In the 21st Century, we are a world community bound together across the boundaries we have arbitrarily established to identify ourselves, and found that we share so much, and that we differ so much. The tragedy is that we treat those differences as further boundaries. They become the subject of derision, pity, disgust, intolerance: a rage of negatives that threatens at individual and social and national levels to create firestorms of discontent. Differences in culture, religion, morality, expectations, understanding: these enhance rather than coalesce, community/social/cultural variations. It becomes too easy to say: I don’t do things that way: that is odd/bad/evil and so on. Instead of appreciating differences, we exacerbate them by exaggerating what divides us to the point of distaste.
On a personal level, we are capable of responding to jingoistic calls for national service and loyalty in times of war, even though we may disagree with, say, war. We abhor violence, but we take up arms. This is where we fail. Unless people are able to see differences as spices enhancing the basic flavour of the human cake, we will continue to be willing participants in the march towards total breakdown.
This may seem extreme, but think on it for a moment. Politicians and their business surrogates (or vice versa depending on your perspective) stir up our parochial eed to be unique and great and wonderful and loyal to the point where our own sense of right and wrong is ground under foot. When trouble looms, loyalty is something we give to our own kind: not to others.
We are stirred up in fiery speeches by adept politicians (demagogues?) who paint the opponents we allegedly have—often those standing in the way of international business—and any love, compassion or humanity flies out the door. We resort to anything but love and tolerance and understanding: we fervidly embrace violence as the only solution. It happens internationally and inter nationally. Society ends up as a force to impose force and violence as the only way. It has always been that way. We are supposed to learn from the failures of wars, violence and the machinations of history in which we are the fodder. War achieves nothing. Violence achieves nothing. Except reciprocated violence. We fail to learn from history, and as Geroge Santayana observed: that condemns us to repeat the mistakes of the past. “We are in the right: therefore you must be in the wrong”.
Consider what happens between faiths. Consider the bane of todays anti immigrant policies. Consider the impression the rhetoric gives that Islam is our greatest foe. It is not, but the more we back violent or even divisive rhetoric towards them, our fears will become self fulfilling: not because Muslims are evil, but because we pushed them into reaction.
There is so much more to living than building a wall of exclusivity around what we are. Multi culturalism has, it must be said, not always worked. But in so many respects it has made our countries far richer. If we could only learn respect, tolerance and interest without dogma and judgement, we would be far better off.
The word we should champion is tolerance.
“So you don’t do things the way I do? Fine. That’s your prerogative. I’d love to talk to you about it someday if you are interested”.

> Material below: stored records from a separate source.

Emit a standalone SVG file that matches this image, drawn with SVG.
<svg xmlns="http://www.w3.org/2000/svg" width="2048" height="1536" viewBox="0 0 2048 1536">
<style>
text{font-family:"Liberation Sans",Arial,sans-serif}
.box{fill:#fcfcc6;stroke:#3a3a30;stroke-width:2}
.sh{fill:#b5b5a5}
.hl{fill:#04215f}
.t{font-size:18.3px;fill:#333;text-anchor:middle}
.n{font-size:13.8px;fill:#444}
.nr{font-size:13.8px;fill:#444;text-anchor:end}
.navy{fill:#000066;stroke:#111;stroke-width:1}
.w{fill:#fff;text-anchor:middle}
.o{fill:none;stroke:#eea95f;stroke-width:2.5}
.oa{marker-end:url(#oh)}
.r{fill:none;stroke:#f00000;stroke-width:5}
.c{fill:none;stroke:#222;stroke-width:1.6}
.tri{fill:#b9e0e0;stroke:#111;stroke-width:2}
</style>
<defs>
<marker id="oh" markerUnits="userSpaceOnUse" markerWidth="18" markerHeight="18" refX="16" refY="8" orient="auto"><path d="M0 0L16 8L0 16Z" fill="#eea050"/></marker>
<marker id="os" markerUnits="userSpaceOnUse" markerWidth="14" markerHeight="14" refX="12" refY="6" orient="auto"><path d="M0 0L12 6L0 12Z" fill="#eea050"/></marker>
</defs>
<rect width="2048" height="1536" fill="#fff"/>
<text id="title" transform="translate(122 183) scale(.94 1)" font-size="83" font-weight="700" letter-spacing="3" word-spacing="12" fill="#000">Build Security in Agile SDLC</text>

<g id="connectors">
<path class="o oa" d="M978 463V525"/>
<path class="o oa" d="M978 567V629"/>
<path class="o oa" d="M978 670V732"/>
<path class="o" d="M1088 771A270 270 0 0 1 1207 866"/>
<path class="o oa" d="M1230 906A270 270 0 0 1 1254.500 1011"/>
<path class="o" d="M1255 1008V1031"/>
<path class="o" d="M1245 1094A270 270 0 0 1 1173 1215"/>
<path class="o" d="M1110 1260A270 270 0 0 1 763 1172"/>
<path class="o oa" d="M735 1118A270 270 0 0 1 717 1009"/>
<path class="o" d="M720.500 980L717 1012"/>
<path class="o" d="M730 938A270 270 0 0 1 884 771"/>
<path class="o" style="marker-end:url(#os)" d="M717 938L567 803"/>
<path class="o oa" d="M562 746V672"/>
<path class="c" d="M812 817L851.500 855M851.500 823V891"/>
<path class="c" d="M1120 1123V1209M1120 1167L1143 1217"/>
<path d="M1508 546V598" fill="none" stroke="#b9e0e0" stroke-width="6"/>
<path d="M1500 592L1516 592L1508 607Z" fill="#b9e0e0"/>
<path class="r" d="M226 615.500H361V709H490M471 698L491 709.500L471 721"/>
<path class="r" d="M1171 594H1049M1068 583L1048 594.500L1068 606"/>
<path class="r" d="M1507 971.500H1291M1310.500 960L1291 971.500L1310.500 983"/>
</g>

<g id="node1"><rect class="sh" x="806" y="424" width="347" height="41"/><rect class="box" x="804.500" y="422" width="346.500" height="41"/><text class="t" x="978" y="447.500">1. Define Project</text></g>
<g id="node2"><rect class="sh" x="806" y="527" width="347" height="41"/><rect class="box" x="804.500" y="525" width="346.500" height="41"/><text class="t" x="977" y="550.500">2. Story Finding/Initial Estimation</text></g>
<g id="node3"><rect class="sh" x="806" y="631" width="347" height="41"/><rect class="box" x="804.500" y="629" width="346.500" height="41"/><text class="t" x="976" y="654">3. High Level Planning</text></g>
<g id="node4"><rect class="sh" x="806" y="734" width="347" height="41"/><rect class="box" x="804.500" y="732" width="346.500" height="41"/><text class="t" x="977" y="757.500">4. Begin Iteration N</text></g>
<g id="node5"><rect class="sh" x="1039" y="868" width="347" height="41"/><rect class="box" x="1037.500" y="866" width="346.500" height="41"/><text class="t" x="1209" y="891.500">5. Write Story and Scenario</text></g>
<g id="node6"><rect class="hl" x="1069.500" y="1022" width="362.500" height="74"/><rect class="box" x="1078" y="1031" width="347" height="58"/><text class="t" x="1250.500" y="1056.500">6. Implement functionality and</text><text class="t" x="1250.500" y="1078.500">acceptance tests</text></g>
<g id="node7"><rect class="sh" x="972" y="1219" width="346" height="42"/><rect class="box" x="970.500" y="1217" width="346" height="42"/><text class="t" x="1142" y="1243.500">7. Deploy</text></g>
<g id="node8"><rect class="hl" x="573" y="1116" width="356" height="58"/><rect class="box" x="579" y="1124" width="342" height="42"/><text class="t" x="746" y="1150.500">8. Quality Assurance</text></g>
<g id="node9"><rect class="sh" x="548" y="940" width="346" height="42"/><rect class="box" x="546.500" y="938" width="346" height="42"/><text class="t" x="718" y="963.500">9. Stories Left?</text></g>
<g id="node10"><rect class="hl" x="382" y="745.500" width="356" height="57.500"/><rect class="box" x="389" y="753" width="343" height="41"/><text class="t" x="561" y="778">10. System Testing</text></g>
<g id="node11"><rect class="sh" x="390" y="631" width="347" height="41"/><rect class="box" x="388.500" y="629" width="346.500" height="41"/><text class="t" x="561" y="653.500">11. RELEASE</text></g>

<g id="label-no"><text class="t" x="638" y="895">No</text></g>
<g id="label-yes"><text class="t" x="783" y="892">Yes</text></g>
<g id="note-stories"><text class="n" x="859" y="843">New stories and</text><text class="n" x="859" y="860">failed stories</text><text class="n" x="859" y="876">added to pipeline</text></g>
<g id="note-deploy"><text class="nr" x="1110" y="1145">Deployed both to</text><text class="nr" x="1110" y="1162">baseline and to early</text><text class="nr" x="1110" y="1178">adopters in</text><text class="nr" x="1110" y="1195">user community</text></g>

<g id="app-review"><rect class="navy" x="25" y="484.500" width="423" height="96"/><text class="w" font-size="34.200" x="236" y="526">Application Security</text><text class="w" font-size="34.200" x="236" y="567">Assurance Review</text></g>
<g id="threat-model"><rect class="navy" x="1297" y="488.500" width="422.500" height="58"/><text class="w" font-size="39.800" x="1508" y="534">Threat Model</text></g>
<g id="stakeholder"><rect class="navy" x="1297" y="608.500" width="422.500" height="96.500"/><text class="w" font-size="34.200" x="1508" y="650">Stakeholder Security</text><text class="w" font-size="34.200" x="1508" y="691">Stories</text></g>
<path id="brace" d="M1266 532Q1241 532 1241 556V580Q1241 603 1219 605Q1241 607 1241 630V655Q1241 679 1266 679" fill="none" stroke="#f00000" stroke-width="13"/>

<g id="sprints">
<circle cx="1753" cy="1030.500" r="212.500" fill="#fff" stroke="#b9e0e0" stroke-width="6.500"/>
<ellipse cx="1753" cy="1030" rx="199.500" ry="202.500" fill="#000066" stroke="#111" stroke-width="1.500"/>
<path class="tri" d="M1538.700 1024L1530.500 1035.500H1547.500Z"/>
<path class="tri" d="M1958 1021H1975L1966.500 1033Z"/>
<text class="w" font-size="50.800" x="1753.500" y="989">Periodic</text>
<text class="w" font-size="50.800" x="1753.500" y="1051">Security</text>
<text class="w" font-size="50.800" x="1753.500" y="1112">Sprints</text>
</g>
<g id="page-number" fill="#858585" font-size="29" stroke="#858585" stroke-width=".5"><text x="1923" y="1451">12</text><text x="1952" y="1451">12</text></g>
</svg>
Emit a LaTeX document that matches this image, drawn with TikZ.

Of course, that is hard to do. I have lived in Islamic countries for over forty years. I have travelled the world. I have seen dozens of cultures, practices, belief systems and so on—all of which are ‘strange to me”. Do I deride them? Do I say “I know better because of what I am?” That was the first lesson I had to learn. If I go into your home, maybe I don’t like the way you have decorated your home or I dislike the habits you display in bringing up your children. Do I criticise? Of course not. I might talk about it to someone I trust—and that is not a good thing, I suppose. But it underlies the tolerance and respect of which I speak. We stand to learn much more than we can teach from those who differ from us.
Perhaps in a confrontation, the other party may attack our values. Fine. Learn to ride with it. Whether we can or net depends a great deal on our individual (and societal/ political) personalities. Therein lies the problem: hot heads can lose it. The result? Disaster. Let people speak. Let them exchange ideas. Everyone has the right to an opinion. Sometimes those opinions will jar with our own principles. So? If we were all the same, it would be a vanilla world.
And the meek? Inherit the earth? Gandhi did. There is no reason others can’t.